Yes to both questions, but I also believe the significance of patriarchy is wider and deeper than ‘gender issues,’ which are usually thought of in terms of relations between women and men, how men treat women, women’s opportunities to do what men do, etc. These are of course important, but it is vital to also be aware of how patriarchy shapes the entire world, including the capitalist economic system, the widespread use of warfare and other forms of collective violence, and the systematic exploitation and ruination of the Earth and its non-human species. These are all manifestations of core patriarchal values, especially the masculine obsession with control, and we need to understand them as such if we are going to make a difference before it is too late.

- As a novelist, do you think there are any cliches writers should avoid in handling gender relationships?

Rather can try to list all the possibilities, I would rather suggest that writers must make it their business to understand the gendered reality we all live in and how this sets us up to participate in all kinds of problems that produce a great deal of unnecessary conflict and suffering.

- Why did you choose the Vietnam War era your second novel?

Because it was closest to what I knew. Please see also this link  for information about my first novel which tells a story of the aftermath of domestic violence. I suspect this may be of greater interest to those in your audience concerned with issues of gender.

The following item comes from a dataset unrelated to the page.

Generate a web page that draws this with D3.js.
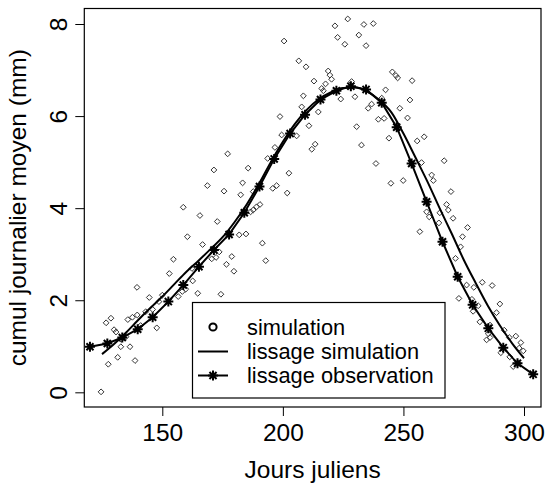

- Have you heard about the Anita Sarkeesian project about female tropes in videogames and about the violent response she obtained from the gaming community? What do you think of it? (I owe Feminist Frequency a special debt, since they recommended your essay about patriarchal society).

I’ve known Anita for several years and am a great admirer of her work. I’m neither shocked nor surprised that she would be attacked in this way, given the long history of women being attacked for taking these kinds of risks, which is, I believe, a measure of the power of their analysis of how patriarchy and male privilege are manifested in the world.

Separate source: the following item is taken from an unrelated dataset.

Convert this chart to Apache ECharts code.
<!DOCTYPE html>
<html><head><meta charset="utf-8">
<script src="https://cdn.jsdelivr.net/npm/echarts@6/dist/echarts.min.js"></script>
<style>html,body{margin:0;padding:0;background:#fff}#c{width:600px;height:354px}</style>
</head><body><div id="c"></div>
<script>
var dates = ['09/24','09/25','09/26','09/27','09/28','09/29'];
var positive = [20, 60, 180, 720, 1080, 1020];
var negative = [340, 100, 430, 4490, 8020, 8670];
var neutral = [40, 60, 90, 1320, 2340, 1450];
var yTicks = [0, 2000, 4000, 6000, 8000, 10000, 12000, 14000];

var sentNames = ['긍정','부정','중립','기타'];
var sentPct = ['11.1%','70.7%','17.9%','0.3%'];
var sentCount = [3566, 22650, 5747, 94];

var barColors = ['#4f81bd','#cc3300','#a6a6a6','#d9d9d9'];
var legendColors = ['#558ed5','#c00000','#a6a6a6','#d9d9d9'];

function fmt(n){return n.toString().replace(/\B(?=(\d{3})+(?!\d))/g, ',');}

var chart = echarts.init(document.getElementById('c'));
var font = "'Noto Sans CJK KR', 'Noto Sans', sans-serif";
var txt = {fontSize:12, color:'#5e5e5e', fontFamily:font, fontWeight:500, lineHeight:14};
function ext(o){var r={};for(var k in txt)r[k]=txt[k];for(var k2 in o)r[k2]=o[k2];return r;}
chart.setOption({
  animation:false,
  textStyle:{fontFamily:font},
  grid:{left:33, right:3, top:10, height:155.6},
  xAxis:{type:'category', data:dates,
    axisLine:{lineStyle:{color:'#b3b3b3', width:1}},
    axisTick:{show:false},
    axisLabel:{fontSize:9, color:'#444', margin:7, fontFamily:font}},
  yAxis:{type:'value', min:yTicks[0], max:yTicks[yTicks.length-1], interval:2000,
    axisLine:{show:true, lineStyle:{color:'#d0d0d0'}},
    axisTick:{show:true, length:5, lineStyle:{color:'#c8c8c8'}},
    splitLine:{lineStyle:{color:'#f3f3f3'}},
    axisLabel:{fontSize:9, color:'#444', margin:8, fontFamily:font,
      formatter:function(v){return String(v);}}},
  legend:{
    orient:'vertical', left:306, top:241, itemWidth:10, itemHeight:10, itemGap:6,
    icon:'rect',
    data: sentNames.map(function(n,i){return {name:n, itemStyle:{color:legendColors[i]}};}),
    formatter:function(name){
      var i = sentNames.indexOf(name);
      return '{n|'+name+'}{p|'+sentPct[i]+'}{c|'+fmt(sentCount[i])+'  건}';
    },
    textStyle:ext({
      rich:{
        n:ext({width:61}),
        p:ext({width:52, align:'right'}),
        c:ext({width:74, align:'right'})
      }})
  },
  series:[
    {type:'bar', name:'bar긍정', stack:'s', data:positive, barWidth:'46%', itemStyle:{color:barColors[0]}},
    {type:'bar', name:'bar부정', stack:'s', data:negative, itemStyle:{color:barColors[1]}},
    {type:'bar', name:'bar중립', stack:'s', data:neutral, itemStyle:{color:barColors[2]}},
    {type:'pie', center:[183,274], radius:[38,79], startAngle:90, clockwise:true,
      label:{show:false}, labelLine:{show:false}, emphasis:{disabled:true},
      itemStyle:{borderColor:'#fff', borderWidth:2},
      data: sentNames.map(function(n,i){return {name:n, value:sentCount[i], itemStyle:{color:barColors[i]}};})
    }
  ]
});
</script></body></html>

- Do you think we can expect new generations to make a difference in the near future in gender relationships? Can we discern small cracks in the patriarchal structure?

I know the preferred response to such questions is to be cautiously hopeful if not optimistic, but I am not, because my concern is less with the more narrow focus on gender relationships than with the future of the patriarchal system as a whole and its core obsession with control that produces so much violence and destruction on so many levels and in so many forms. Patriarchy seems to be at a crisis point–to judge from the pervasiveness of economic and military crises and challenges to various forms of dominance, all of which makes for especially dangerous conditions. Every crisis, of course, is also an opportunity, but it remains to be seen what will be the response.